** start DATA SECTION **
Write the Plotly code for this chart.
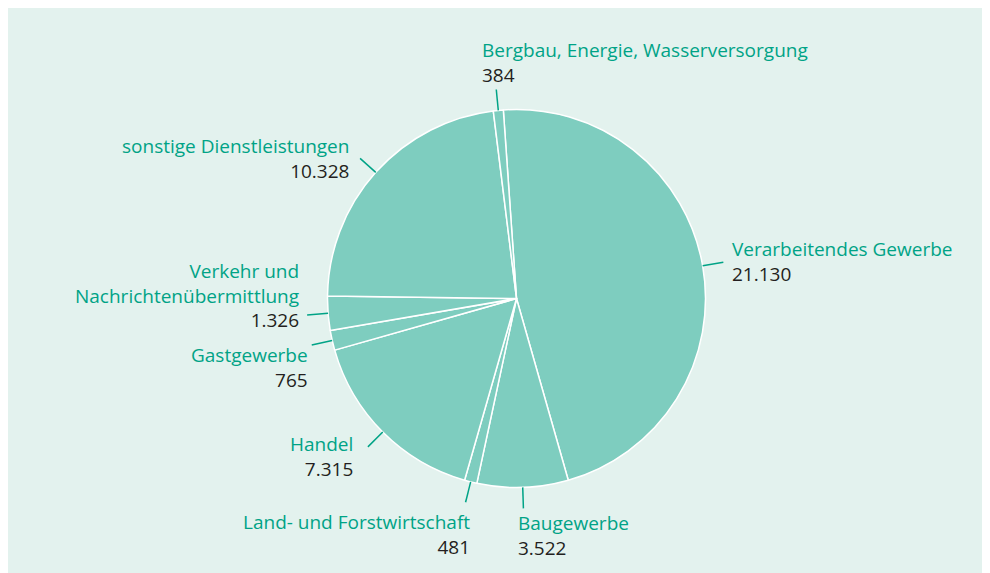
import math
import plotly.graph_objects as go

# ---- data ----
categories = [
    "Verarbeitendes Gewerbe",
    "Baugewerbe",
    "Land- und Forstwirtschaft",
    "Handel",
    "Gastgewerbe",
    "Verkehr und<br>Nachrichtenübermittlung",
    "sonstige Dienstleistungen",
    "Bergbau, Energie, Wasserversorgung",
]
values = [21130, 3522, 481, 7315, 765, 1326, 10328, 384]

# ---- layout / style ----
W, H = 990, 573
OFF = 8  # page body margin in the screenshot
CX, CY, R = 516.5, 298.5, 189.0  # screenshot pixel coords
ROT = -4
GREEN = "#00a386"
DARK = "#231f20"
FILL = "#7ecdbf"
BG = "#e3f2ee"
FONT = "Open Sans"
FS = 19

# text anchor (screenshot pixel x, pixel y centre, xanchor) per label
label_pos = [
    (730, 261.5, "left"),
    (516, 535.5, "left"),
    (472, 534, "right"),
    (355, 456, "right"),
    (310, 367.5, "right"),
    (301, 295, "right"),
    (351, 158.5, "right"),
    (480, 62.5, "left"),
]


def px(x):
    return (x - OFF) / W


def py(y):
    return 1 - (y - OFF) / H


def fmt(v):
    return f"{v:,}".replace(",", ".")


fig = go.Figure()
fig.add_trace(go.Pie(
    labels=[c.replace("<br>", " ") for c in categories],
    values=values,
    sort=False,
    direction="clockwise",
    rotation=ROT,
    textinfo="none",
    hoverinfo="label+value",
    marker=dict(colors=[FILL] * len(values), line=dict(color="white", width=1.5)),
    domain=dict(x=[px(CX - R), px(CX + R)], y=[py(CY + R), py(CY - R)]),
    showlegend=False,
))

shapes = []
annotations = []
total = sum(values)
cum = 0
for cat, v, (lx, ly, anc) in zip(categories, values, label_pos):
    mid = ROT + (cum + v / 2) / total * 360
    cum += v
    a = math.radians(mid)
    x0, y0 = CX + R * math.sin(a), CY - R * math.cos(a)
    x1, y1 = CX + (R + 21) * math.sin(a), CY - (R + 21) * math.cos(a)
    shapes.append(dict(type="line", xref="paper", yref="paper",
                       x0=px(x0), y0=py(y0), x1=px(x1), y1=py(y1),
                       line=dict(color=GREEN, width=1.5)))
    txt = f"<span style='color:{GREEN}'>{cat}</span><br><span style='color:{DARK}'>{fmt(v)}</span>"
    annotations.append(dict(xref="paper", yref="paper", x=px(lx), y=py(ly),
                            xanchor=anc, yanchor="middle", align=anc, showarrow=False,
                            text=txt, font=dict(family=FONT, size=FS, color=GREEN)))

fig.update_layout(
    width=W, height=H,
    margin=dict(l=0, r=0, t=0, b=0),
    paper_bgcolor=BG,
    plot_bgcolor=BG,
    shapes=shapes,
    annotations=annotations,
    font=dict(family=FONT, size=FS),
)

fig.write_html("out.html", default_width="990px", default_height="573px",
               post_script="document.body.style.overflow='hidden';")
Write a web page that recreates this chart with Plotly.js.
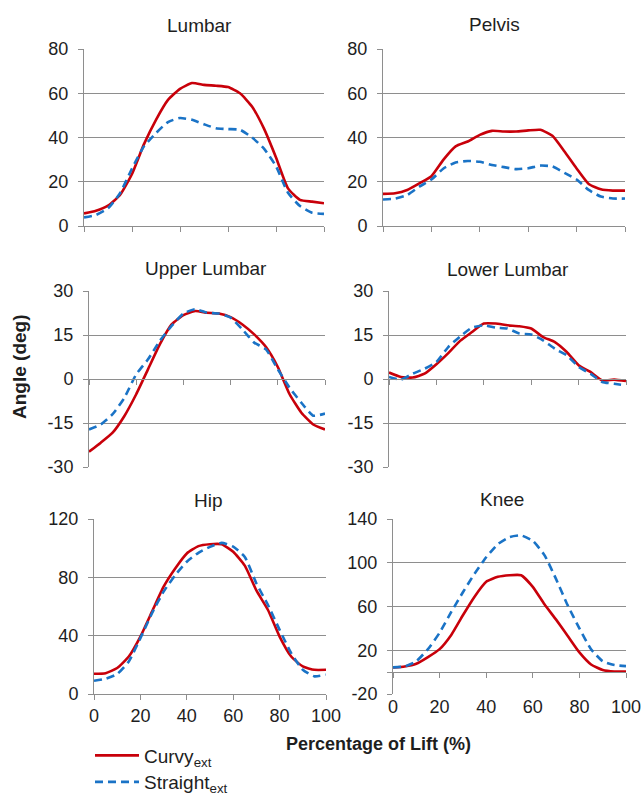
<!DOCTYPE html>
<html>
<head>
<meta charset="utf-8">
<script src="https://cdn.plot.ly/plotly-3.0.1.min.js"></script>
<style>html,body{margin:0;padding:0;background:#fff;}#chart{width:641px;height:795px;}</style>
</head>
<body>
<div id="chart"></div>
<script>
// ---- data ----
const pct = [0,5,10,15,20,25,30,35,40,45,50,55,60,65,70,75,80,85,90,95,100];
const xTicks = [0,20,40,60,80,100];
const seriesNames = ['Curvy<sub>ext</sub>', 'Straight<sub>ext</sub>'];
const panelTitles = ['Lumbar','Pelvis','Upper Lumbar','Lower Lumbar','Hip','Knee'];

const lumbarCurvy    = [5.7,6.9,9.2,14,23.5,37,48,57,62,64.6,63.8,63.4,62.8,60,54,44,31,17,11.8,11,10.3];
const lumbarStraight = [3.9,5,8,14.8,26,36,42,47,48.8,48,46,44.2,43.8,43.5,40,35,27,15,9,6,5.5];

const pelvisCurvy    = [14.5,14.8,16.3,19.3,22.5,30,36,38.2,41.2,43,42.7,42.7,43.2,43.5,40.8,33.7,26,19,16.6,16,16];
const pelvisStraight = [12,12.4,14,17.8,21,26,28.7,29.4,29,27.6,26.6,25.7,26.1,27.3,26.9,24,21,16.3,13.3,12.4,12.4];

const upperCurvy    = [-24.8,-21.7,-18.3,-12.6,-5.2,3.3,11.8,18.6,21.8,23.2,22.6,22.3,21.1,18.6,15.2,10.9,4.1,-5.2,-11.5,-15.5,-17.2];
const upperStraight = [-17.2,-15.5,-12,-6.4,1.6,6.7,13,18.1,22.3,23.8,22.6,22.3,20.9,16.9,12.4,10.1,3.3,-3,-8.1,-12.5,-11.8];

const lowerCurvy    = [2.2,0.7,0.5,1.8,5,8.8,13,16,18.9,18.9,18.3,18,17.2,14.3,12.6,9.2,4.7,2.4,-0.5,-0.2,-0.7];
const lowerStraight = [0.7,-0.2,1.8,3.5,5.8,10.9,14.5,17.5,18.3,17.5,17.2,15.5,15.2,13.2,10.3,8.1,4.1,1.8,-1,-1.6,-2.2];

const hipCurvy    = [13.9,14.3,17.8,25.7,39.4,56.5,73.6,86.1,96.4,101.4,102.7,102.7,97.5,88,71,57.6,39.4,25.7,18.9,16.6,16.6];
const hipStraight = [9.1,10.5,13.7,22.3,38.3,55.4,70.2,81.5,90.7,96.8,100.9,103.6,101,94,75.8,61,44,28,16.6,12.1,13.2];

const kneeCurvy    = [4.3,5.2,7.6,13.7,21,34,52,69,82.6,87.1,88.6,88.6,78,62,48,33,18,7,2,0.6,0.6];
const kneeStraight = [4.3,5.2,10,21,36,55,73,90,105,117,123.5,125,120,107,85,61,40,21,10,6.5,5.5];

// the knee panel also carries an unlabelled line at 0 (its x-axis line)
const yTickVals = [[0,20,40,60,80],[0,20,40,60,80],[-30,-15,0,15,30],[-30,-15,0,15,30],[0,40,80,120],[-20,0,20,60,100,140]];
const yTickText = [['0','20','40','60','80'],['0','20','40','60','80'],['-30','-15','0','15','30'],['-30','-15','0','15','30'],['0','40','80','120'],['-20','','20','60','100','140']];
const yRanges = [[0,80],[0,80],[-30,30],[-30,30],[0,120],[-20,140]];

// ---- layout geometry (pixels) ----
const W = 641, H = 795;
const boxes = [
  {l:84,  r:324, t:49,  b:226},
  {l:383, r:625, t:49,  b:226},
  {l:89,  r:325, t:291, b:467},
  {l:389, r:626, t:291, b:467},
  {l:94,  r:326, t:519, b:694},
  {l:393, r:626, t:519, b:694}
];
const titlePos = [[199,26],[494,25],[206,269],[508,270],[208,500],[502,499]];

const RED = '#c8000a', BLUE = '#1a73c6', GRID = '#8e8e8e', TXT = '#1e1e1e';
const FONT = 'Liberation Sans, Arial, sans-serif';

const curvy = [lumbarCurvy, pelvisCurvy, upperCurvy, lowerCurvy, hipCurvy, kneeCurvy];
const straight = [lumbarStraight, pelvisStraight, upperStraight, lowerStraight, hipStraight, kneeStraight];

const traces = [];
const layout = {
  width: W, height: H, autosize: false,
  margin: {l:0, r:0, t:0, b:0, pad:0, autoexpand:false},
  paper_bgcolor: '#fff', plot_bgcolor: 'rgba(0,0,0,0)',
  font: {family: FONT, size: 18, color: TXT},
  showlegend: true,
  annotations: [],
  legend: {x: 90/W, y: 1-755.5/H, xanchor:'left', yanchor:'middle', itemwidth: 44, font:{size:19, family:FONT, color:TXT}, bgcolor:'rgba(0,0,0,0)'},
  legend2: {x: 90/W, y: 1-782/H, xanchor:'left', yanchor:'middle', itemwidth: 44, font:{size:19, family:FONT, color:TXT}, bgcolor:'rgba(0,0,0,0)'}
};

function px2x(p){ return p / W; }
function py2y(p){ return 1 - p / H; }

const tickTraces = [];
let extra = 7;
for (let i = 0; i < 6; i++) {
  const n = i + 1;
  const b = boxes[i];
  const xa = 'x' + (n === 1 ? '' : n), ya = 'y' + (n === 1 ? '' : n);
  const xKey = 'xaxis' + (n === 1 ? '' : n), yKey = 'yaxis' + (n === 1 ? '' : n);
  const xDom = [px2x(b.l), px2x(b.r)];
  const yDom = [py2y(b.b), py2y(b.t)];
  const yr = yRanges[i];
  const atBottom = yr[0] === 0;
  const showLabels = (i >= 4);

  layout[xKey] = {
    domain: xDom, anchor: ya,
    range: [0, 100], fixedrange: true,
    tickvals: xTicks,
    ticks: atBottom ? 'outside' : '', ticklen: 5, tickwidth: 1, tickcolor: GRID,
    showline: atBottom, linecolor: GRID, linewidth: 1,
    showgrid: false, zeroline: false,
    showticklabels: showLabels, ticklabeloverflow: 'allow',
    tickfont: {size: 18, family: FONT, color: TXT}
  };

  layout[yKey] = {
    domain: yDom, anchor: xa,
    range: yr, fixedrange: true,
    tickvals: yTickVals[i], ticktext: yTickText[i],
    ticks: 'outside', ticklen: 5, tickwidth: 1, tickcolor: GRID,
    showline: true, linecolor: GRID, linewidth: 1,
    showgrid: true, gridcolor: GRID, gridwidth: 1,
    zeroline: false,
    tickfont: {size: 18, family: FONT, color: TXT},
    ticklabelstandoff: 6
  };

  if (!atBottom) {
    // extra axis pair whose bottom edge sits on the zero level of this panel (x axis ticks on zero)
    const zeroFrac = yDom[0] + (0 - yr[0]) / (yr[1] - yr[0]) * (yDom[1] - yDom[0]);
    const k = extra++;
    layout['xaxis' + k] = {
      domain: xDom, anchor: 'y' + k, range: [0, 100],
      tickvals: xTicks, ticks: 'outside', ticklen: 5, tickwidth: 1, tickcolor: GRID,
      showline: true, linecolor: GRID, linewidth: 1,
      showgrid: false, zeroline: false, showticklabels: false
    };
    layout['yaxis' + k] = {
      domain: [zeroFrac, yDom[1]], anchor: 'x' + k, range: [0, 1], visible: false
    };
    tickTraces.push({x: [null], y: [null], xaxis: 'x' + k, yaxis: 'y' + k, showlegend: false});
  }

  traces.push({
    x: pct, y: curvy[i], xaxis: xa, yaxis: ya, type: 'scatter', mode: 'lines',
    name: seriesNames[0], legend: 'legend', showlegend: i === 0,
    line: {color: RED, width: 2.6, shape: 'spline', smoothing: 0.5},
    hoverinfo: 'skip'
  });
  traces.push({
    x: pct, y: straight[i], xaxis: xa, yaxis: ya, type: 'scatter', mode: 'lines',
    name: seriesNames[1], legend: 'legend2', showlegend: i === 0,
    line: {color: BLUE, width: 2.6, dash: '8px,5px', shape: 'spline', smoothing: 0.5},
    hoverinfo: 'skip'
  });

  layout.annotations.push({
    text: panelTitles[i], xref: 'paper', yref: 'paper',
    x: px2x(titlePos[i][0]), y: py2y(titlePos[i][1]),
    xanchor: 'center', yanchor: 'middle', showarrow: false,
    font: {size: 19, family: FONT, color: TXT}
  });
}

layout.annotations.push({
  text: '<b>Angle (deg)</b>', xref: 'paper', yref: 'paper',
  x: px2x(19), y: py2y(367), textangle: -90,
  xanchor: 'center', yanchor: 'middle', showarrow: false,
  font: {size: 19, family: FONT, color: TXT}
});
layout.annotations.push({
  text: '<b>Percentage of Lift (%)</b>', xref: 'paper', yref: 'paper',
  x: px2x(378), y: py2y(744),
  xanchor: 'center', yanchor: 'middle', showarrow: false,
  font: {size: 18, family: FONT, color: TXT}
});

Plotly.newPlot('chart', tickTraces.concat(traces), layout, {staticPlot: true, displayModeBar: false});
</script>
</body>
</html>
** end DATA SECTION **
▸ DIRECTION:
Take the lines from the start of the material to the line with "import plotly.graph_objects as go", both included, and transcribe them exactly without the pictures.

▸ EXERCISE SOLUTION:
Write the Plotly code for this chart.
import math
import plotly.graph_objects as go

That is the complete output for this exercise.